I’ll be putting it through its paces tonight with Karazhan, and hopefully I’ll find some random stuff to download via Bittorrent to see how it handles that. With luck, it’ll be everything I’ve ever wanted in a box router. Let me be honest… I found a Linux router very cumbersome. Every time you wanted to make a change, you had to write a configuration file so you didn’t have to memorize the IPTables commands, and then you’d have to launch the file to make the changes… All this through SSH that you log in with a username and password. On the one hand? Very strong. On the other? Very lengthy. Now? I just dial into 10.0.0.2, maneuver to Advanced Setup> Virtual Server/DMZ, and add an IP and a port and done. Oh, and did I mention wireless works when the modem’s a router? Wireless is nice when it comes in the package.
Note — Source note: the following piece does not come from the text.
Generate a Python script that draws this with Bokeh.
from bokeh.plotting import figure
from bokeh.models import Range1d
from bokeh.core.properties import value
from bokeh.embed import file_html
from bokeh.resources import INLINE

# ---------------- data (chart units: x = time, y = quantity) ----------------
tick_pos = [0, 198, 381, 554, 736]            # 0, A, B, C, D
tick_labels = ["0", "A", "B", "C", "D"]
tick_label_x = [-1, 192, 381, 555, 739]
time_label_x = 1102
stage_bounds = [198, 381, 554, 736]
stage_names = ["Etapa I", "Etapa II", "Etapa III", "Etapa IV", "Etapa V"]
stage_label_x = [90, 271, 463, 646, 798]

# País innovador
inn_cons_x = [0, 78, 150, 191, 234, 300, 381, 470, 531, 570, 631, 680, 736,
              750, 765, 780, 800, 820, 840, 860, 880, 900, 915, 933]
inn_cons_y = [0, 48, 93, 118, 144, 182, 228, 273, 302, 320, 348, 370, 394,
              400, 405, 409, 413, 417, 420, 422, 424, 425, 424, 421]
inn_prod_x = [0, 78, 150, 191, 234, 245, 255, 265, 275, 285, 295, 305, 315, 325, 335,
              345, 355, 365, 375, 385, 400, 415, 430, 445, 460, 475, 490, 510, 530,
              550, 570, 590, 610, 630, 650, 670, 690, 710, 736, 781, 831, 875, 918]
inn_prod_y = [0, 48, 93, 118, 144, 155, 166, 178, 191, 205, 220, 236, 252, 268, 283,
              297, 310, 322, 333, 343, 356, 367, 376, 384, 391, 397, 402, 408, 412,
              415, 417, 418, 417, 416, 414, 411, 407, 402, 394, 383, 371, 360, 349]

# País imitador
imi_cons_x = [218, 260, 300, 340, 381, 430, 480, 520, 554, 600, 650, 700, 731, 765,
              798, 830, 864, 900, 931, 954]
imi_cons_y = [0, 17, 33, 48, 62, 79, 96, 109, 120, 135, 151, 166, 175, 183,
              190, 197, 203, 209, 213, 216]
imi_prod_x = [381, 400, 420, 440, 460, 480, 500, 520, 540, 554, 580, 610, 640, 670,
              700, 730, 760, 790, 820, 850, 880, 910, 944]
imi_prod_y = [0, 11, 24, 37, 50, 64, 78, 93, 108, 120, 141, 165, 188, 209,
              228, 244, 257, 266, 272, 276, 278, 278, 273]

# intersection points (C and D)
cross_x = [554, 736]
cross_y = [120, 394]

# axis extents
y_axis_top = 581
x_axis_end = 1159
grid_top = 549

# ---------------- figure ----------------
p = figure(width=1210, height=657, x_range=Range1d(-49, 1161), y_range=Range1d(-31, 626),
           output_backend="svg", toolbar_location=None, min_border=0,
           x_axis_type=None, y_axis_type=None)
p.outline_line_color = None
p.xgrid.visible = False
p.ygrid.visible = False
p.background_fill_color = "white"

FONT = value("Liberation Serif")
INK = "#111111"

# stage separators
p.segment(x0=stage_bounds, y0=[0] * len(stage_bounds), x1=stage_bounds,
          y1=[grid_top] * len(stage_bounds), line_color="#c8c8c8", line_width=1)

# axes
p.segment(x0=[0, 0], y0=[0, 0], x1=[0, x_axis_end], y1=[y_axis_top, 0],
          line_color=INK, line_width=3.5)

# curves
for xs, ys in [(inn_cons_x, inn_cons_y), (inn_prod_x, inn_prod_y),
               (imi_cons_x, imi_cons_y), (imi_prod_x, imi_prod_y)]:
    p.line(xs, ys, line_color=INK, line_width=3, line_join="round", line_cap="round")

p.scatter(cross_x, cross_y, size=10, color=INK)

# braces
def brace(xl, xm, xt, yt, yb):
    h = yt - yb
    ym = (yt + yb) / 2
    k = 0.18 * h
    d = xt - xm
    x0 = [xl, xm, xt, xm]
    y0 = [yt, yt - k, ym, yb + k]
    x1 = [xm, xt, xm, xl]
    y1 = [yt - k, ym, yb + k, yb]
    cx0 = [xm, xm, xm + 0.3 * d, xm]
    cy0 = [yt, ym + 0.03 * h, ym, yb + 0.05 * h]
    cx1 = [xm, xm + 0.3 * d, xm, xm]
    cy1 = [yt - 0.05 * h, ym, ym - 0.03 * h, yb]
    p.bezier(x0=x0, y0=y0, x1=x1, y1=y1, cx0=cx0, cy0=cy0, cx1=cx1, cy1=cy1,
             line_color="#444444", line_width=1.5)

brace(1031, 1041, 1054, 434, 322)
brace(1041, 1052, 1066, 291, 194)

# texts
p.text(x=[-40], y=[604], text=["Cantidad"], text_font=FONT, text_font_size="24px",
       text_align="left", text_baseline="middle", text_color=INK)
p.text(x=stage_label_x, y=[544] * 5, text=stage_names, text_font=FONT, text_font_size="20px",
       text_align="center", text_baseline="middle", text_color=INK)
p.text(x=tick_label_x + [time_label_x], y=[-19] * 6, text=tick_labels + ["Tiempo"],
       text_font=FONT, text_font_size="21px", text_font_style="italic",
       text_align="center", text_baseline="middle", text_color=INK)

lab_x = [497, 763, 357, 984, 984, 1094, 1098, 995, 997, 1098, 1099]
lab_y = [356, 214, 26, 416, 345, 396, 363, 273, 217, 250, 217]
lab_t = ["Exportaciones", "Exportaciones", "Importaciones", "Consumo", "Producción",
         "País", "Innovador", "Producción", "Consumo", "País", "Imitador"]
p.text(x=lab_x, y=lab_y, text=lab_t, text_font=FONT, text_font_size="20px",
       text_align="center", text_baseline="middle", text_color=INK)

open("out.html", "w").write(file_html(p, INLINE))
I’m very surprised as to how simple it was to interface with the AT&T/SBC/Yahoo! DSL network… Basically? Plug in the modem, navigate to Basic Setup, hit “autoconfigure”, wait 30 seconds, and boom! You’re on the network… All that’s left is to sign in and voila! Online magic. Plus, it sports WPA2 for wireless encryption (if you go for that), PVCs, custom routing tables, advanced rules-based firewall, QoS, UPnP and MAC filtering on the wired LAN, even. Pretty neat stuff. (Plus the Bridge that kinda-sorta does/doesn’t work.) I don’t like QoS, as I’ve said before, so that’s off, as well as most of the other stuff, but it’s neat that they’re there in case I need them. Plus, there’s a telnet command line, but I haven’t figured out how to use it, since it’s nothing close to anything I’ve ever used. Plus, the commands it says are available toss up “invalid command” errors, so… No luck there.